** START Material for the task **

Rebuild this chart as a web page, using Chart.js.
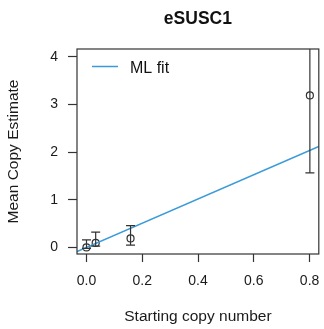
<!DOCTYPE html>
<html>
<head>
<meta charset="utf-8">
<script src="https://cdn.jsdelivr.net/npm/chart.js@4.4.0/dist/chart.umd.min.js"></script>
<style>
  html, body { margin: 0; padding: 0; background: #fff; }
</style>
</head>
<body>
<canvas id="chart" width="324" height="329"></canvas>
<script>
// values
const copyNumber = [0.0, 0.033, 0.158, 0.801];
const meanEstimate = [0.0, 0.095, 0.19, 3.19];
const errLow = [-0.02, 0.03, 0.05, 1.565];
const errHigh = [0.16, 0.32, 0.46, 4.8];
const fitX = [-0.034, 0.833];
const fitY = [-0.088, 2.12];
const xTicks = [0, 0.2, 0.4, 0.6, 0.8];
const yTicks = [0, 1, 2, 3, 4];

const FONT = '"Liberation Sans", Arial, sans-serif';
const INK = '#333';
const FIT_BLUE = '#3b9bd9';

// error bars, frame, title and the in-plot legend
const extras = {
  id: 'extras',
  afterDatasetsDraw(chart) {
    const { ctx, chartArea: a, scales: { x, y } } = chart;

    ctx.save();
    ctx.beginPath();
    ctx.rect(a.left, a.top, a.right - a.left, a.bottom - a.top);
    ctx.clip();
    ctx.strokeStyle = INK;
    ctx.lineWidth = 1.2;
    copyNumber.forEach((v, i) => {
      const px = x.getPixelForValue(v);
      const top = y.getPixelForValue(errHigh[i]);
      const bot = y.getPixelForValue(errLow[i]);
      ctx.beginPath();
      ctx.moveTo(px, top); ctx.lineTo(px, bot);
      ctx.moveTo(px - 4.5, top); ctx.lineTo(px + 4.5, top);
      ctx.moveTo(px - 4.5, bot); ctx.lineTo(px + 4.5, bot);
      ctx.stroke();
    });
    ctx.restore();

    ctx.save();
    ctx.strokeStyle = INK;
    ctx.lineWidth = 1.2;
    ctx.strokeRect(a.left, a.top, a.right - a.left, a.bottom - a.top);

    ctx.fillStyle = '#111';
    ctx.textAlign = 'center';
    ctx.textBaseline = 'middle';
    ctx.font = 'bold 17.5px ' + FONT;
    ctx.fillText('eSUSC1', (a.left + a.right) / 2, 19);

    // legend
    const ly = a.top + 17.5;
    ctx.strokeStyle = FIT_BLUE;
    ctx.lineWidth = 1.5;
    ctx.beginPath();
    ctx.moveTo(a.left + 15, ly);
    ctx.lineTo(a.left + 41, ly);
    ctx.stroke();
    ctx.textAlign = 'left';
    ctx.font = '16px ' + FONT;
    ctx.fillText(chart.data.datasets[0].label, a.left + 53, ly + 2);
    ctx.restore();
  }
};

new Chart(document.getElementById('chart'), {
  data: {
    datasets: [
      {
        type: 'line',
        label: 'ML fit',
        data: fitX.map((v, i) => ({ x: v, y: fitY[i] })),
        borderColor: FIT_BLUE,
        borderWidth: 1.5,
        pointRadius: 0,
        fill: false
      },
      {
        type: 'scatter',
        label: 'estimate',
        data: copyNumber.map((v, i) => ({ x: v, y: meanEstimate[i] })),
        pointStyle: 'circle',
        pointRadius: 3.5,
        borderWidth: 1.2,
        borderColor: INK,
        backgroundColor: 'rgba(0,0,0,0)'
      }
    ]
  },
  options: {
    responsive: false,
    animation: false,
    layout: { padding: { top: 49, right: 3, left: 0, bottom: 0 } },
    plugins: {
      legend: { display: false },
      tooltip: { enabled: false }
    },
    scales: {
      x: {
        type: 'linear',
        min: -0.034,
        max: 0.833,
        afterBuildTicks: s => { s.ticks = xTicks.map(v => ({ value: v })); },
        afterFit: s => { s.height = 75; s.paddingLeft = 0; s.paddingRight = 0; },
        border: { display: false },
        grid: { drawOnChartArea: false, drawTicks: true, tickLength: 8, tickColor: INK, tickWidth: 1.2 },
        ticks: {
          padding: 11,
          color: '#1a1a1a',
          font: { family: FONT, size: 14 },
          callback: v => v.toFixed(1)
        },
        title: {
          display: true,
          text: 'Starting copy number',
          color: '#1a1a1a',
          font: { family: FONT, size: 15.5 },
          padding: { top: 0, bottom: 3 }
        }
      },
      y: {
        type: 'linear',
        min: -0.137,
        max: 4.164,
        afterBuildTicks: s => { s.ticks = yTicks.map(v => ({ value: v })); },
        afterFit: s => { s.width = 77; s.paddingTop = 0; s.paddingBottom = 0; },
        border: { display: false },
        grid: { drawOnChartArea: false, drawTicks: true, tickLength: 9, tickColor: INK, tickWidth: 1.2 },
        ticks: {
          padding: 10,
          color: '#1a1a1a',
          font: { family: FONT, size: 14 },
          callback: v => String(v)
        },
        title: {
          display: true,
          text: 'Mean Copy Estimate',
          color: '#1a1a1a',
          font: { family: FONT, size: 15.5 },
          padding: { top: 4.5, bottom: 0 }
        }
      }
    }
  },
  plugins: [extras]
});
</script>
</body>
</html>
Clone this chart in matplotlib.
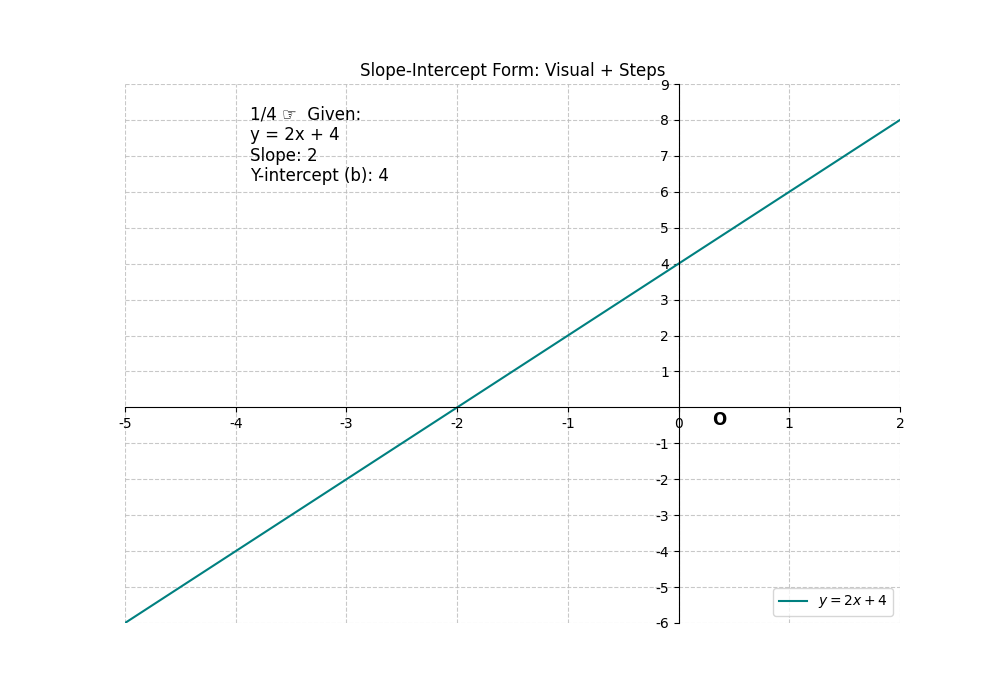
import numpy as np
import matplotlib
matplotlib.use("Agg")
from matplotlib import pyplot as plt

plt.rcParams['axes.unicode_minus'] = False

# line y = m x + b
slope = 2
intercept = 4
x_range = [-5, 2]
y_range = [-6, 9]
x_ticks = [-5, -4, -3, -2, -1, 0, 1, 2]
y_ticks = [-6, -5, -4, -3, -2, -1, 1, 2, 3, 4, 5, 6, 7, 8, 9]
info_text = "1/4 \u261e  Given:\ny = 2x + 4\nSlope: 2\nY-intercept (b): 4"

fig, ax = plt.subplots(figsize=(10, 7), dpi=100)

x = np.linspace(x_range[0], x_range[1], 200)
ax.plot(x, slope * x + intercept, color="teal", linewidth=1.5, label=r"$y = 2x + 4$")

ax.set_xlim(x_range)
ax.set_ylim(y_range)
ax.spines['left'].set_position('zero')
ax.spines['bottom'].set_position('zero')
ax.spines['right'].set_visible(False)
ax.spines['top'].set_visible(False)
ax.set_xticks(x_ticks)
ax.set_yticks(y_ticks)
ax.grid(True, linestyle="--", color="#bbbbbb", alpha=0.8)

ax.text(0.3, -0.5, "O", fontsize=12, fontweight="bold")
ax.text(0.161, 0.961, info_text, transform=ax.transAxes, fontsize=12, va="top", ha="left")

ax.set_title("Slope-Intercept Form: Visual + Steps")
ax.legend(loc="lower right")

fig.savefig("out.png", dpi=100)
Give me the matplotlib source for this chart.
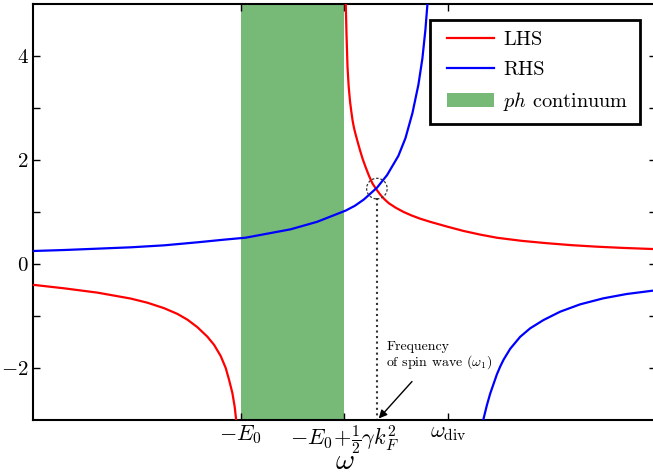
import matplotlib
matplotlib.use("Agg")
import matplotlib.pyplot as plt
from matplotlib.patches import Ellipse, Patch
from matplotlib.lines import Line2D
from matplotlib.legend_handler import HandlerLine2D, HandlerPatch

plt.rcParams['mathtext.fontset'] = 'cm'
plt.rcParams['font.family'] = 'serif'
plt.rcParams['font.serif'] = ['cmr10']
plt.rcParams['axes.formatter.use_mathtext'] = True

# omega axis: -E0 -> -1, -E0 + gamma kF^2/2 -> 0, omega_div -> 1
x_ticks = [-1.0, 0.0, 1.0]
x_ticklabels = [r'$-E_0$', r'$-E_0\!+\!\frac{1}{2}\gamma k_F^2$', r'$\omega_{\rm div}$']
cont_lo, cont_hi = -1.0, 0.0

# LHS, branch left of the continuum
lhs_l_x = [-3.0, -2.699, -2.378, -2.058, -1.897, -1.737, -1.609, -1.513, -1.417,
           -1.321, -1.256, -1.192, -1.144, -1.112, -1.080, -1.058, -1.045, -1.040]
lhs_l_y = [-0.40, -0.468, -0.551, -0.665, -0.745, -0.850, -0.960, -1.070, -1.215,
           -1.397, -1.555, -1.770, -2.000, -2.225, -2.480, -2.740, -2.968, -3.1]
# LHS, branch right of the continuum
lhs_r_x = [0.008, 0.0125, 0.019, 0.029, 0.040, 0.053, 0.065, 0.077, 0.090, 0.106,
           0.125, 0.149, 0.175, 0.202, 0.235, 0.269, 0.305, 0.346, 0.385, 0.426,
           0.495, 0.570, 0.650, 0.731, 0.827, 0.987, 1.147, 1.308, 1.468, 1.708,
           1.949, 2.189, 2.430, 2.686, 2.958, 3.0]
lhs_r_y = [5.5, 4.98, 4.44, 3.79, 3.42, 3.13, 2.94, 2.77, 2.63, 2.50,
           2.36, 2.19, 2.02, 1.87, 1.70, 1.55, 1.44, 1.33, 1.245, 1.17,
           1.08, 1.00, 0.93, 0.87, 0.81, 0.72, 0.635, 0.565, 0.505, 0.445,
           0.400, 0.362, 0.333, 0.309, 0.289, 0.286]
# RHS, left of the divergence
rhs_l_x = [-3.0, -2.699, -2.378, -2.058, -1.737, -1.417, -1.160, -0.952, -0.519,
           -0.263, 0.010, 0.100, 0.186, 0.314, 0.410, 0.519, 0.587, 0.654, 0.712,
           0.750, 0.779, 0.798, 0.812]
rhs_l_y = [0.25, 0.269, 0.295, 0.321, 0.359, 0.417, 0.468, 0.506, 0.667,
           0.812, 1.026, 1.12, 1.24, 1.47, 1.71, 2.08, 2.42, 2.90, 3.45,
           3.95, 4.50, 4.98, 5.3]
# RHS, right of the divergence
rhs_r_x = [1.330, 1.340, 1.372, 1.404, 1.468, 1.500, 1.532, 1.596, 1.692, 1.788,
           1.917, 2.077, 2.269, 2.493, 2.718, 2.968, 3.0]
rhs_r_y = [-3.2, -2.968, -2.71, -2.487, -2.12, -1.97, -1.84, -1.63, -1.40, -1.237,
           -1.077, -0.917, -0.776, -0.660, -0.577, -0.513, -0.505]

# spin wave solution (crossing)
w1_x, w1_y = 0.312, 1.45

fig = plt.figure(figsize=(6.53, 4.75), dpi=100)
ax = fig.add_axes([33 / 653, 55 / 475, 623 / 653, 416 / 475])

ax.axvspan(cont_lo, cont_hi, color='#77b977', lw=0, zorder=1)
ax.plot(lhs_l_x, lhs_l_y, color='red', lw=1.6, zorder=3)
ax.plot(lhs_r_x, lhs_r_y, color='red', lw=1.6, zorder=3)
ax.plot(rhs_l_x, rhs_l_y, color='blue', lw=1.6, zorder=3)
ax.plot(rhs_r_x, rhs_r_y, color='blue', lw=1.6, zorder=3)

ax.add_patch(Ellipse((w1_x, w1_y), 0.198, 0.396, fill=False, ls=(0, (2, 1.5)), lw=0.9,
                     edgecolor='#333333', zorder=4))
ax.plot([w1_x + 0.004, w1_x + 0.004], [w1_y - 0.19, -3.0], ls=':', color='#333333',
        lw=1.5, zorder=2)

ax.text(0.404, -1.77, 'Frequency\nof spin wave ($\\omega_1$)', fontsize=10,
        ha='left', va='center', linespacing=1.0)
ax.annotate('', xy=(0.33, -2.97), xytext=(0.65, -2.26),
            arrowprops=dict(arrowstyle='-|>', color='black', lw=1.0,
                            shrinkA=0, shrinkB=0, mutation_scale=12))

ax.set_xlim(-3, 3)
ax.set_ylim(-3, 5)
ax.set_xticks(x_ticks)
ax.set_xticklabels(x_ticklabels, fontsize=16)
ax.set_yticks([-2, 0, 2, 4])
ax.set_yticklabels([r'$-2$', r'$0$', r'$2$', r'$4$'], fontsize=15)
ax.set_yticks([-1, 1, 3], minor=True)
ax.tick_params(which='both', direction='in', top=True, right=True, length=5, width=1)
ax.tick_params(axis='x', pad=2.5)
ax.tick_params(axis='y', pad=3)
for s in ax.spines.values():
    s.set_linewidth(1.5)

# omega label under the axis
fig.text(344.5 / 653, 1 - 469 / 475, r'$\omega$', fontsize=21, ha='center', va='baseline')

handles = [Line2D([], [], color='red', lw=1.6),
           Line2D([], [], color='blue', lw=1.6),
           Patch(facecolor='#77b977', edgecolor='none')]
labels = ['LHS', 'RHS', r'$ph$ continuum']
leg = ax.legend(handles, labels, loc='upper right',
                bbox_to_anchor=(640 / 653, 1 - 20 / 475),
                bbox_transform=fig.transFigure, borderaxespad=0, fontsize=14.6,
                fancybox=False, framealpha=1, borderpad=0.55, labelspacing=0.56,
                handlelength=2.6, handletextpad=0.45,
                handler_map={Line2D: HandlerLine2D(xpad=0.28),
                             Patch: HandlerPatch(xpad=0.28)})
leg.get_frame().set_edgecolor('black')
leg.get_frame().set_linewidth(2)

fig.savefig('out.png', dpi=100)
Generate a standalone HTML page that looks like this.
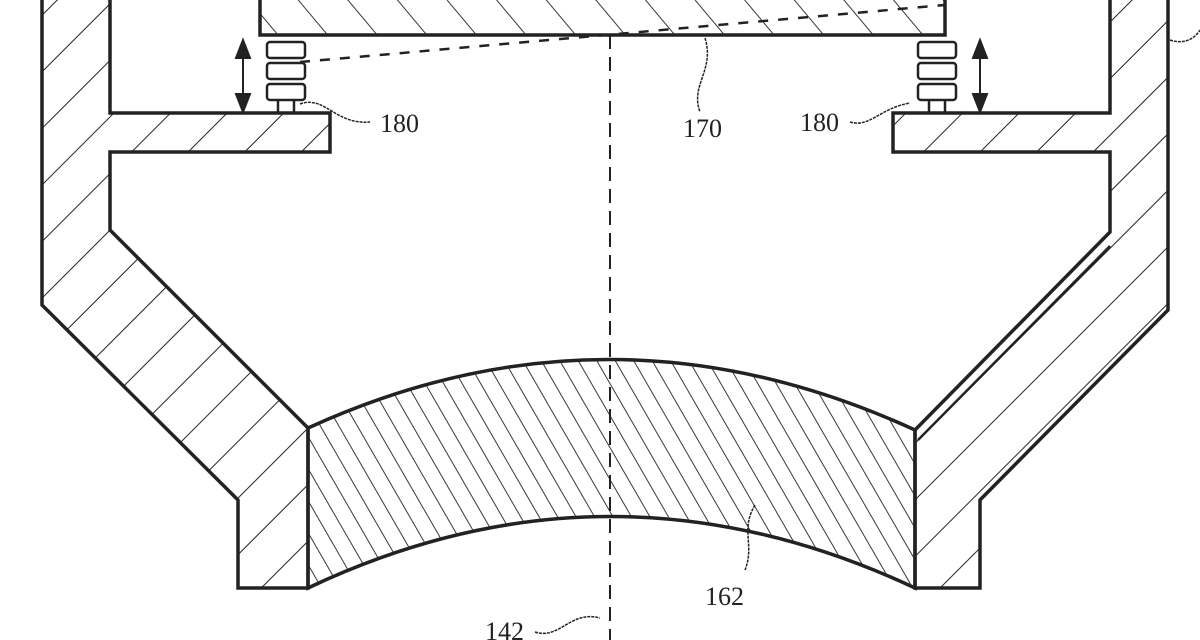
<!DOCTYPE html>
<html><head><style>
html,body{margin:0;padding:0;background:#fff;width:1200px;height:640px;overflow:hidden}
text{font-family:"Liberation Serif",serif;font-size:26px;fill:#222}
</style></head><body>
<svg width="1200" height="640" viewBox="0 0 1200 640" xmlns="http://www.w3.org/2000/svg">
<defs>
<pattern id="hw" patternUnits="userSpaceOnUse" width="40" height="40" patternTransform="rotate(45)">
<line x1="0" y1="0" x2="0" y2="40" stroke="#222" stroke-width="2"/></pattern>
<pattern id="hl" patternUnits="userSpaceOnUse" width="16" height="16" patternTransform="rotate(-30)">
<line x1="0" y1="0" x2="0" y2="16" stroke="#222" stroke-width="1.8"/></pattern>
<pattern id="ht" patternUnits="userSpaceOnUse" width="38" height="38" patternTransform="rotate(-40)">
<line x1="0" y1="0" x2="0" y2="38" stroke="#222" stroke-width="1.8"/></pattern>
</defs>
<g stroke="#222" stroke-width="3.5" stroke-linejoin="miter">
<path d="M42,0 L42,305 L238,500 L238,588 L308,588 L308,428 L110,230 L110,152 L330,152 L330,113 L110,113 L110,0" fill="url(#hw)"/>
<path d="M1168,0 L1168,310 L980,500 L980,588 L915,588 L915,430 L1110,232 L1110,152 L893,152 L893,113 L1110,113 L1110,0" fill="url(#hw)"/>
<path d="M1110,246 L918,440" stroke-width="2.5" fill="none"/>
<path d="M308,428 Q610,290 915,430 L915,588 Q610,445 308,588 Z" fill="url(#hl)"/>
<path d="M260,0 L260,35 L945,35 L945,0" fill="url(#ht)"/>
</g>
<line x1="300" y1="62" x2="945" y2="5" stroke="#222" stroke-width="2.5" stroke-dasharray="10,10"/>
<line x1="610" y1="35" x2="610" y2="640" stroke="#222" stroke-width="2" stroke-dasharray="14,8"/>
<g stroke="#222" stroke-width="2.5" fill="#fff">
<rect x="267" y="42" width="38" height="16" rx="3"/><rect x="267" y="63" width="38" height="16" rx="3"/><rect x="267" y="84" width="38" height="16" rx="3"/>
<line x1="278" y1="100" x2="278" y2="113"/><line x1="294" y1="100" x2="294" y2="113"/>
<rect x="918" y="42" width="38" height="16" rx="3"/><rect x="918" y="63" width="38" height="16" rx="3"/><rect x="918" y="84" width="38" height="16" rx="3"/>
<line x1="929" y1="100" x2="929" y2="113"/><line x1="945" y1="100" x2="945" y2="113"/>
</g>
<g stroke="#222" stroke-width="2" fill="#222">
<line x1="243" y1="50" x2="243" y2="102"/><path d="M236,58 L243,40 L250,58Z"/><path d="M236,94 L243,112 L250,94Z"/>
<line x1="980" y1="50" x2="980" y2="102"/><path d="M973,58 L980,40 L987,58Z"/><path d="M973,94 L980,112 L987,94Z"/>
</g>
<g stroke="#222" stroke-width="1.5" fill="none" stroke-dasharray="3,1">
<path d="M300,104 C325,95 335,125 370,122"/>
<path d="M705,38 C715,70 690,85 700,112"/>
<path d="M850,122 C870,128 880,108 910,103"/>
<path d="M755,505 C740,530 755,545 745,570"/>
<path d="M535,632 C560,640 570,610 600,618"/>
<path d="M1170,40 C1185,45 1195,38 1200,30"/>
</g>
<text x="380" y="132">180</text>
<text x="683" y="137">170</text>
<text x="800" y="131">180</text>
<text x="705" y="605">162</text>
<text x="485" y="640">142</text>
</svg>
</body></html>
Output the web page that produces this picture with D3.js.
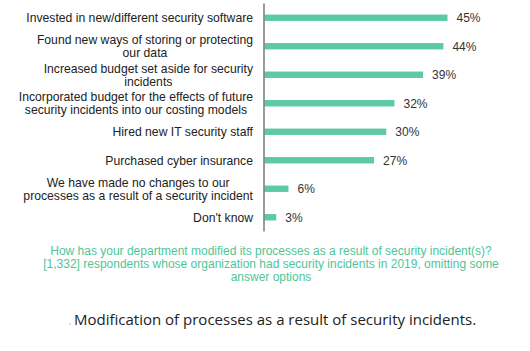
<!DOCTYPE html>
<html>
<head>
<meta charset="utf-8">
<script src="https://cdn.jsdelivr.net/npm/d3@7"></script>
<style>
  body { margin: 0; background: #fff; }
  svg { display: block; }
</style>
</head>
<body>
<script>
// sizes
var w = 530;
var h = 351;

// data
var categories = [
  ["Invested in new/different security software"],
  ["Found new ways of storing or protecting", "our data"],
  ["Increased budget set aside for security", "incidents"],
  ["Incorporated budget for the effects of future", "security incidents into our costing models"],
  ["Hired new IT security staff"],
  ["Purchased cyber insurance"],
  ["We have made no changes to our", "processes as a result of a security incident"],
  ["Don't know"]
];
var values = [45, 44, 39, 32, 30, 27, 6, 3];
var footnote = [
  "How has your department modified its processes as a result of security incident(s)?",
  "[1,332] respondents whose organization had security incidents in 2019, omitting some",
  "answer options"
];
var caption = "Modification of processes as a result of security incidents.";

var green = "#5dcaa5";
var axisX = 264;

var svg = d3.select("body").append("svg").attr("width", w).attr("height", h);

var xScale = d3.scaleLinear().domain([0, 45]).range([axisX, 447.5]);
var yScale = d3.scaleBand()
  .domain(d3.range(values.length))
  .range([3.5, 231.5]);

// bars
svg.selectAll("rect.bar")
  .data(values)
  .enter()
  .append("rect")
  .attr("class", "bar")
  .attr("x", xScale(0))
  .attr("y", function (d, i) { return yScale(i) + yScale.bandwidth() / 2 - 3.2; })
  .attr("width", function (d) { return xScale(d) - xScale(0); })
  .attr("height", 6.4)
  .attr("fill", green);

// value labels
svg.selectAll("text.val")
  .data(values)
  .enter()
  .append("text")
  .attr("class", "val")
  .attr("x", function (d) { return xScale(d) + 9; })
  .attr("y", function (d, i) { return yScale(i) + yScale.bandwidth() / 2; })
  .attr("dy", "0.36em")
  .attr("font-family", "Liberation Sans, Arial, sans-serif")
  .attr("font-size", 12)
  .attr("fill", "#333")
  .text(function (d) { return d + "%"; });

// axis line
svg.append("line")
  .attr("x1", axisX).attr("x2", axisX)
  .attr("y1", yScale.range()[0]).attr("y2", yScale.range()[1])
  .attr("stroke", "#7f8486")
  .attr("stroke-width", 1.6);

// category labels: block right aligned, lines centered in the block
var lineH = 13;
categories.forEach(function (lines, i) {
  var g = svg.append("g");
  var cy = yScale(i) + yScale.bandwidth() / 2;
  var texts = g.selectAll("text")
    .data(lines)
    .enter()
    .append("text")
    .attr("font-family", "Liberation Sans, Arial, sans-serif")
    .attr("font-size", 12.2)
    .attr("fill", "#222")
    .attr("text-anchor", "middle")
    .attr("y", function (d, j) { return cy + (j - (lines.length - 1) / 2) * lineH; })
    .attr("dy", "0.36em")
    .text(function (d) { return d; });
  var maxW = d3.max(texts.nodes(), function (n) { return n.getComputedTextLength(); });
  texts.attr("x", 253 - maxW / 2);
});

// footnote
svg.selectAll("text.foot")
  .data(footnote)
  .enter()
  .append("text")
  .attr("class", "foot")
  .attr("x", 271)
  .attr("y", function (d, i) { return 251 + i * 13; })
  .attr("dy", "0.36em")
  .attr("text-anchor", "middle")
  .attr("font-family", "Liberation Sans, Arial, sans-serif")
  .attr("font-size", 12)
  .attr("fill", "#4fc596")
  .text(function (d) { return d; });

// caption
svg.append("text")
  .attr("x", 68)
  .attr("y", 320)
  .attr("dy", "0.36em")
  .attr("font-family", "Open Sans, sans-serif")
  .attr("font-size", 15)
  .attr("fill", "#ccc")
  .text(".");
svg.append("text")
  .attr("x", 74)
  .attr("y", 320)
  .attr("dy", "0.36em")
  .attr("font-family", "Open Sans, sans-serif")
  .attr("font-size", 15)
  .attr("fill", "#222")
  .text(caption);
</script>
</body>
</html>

** END Material for the task **

● **Problem to solve**: Pull every line containing the word "that" out of the entries above.

● **Exercise result**:
Generate a standalone HTML page that looks like this.
Output the web page that produces this picture with D3.js.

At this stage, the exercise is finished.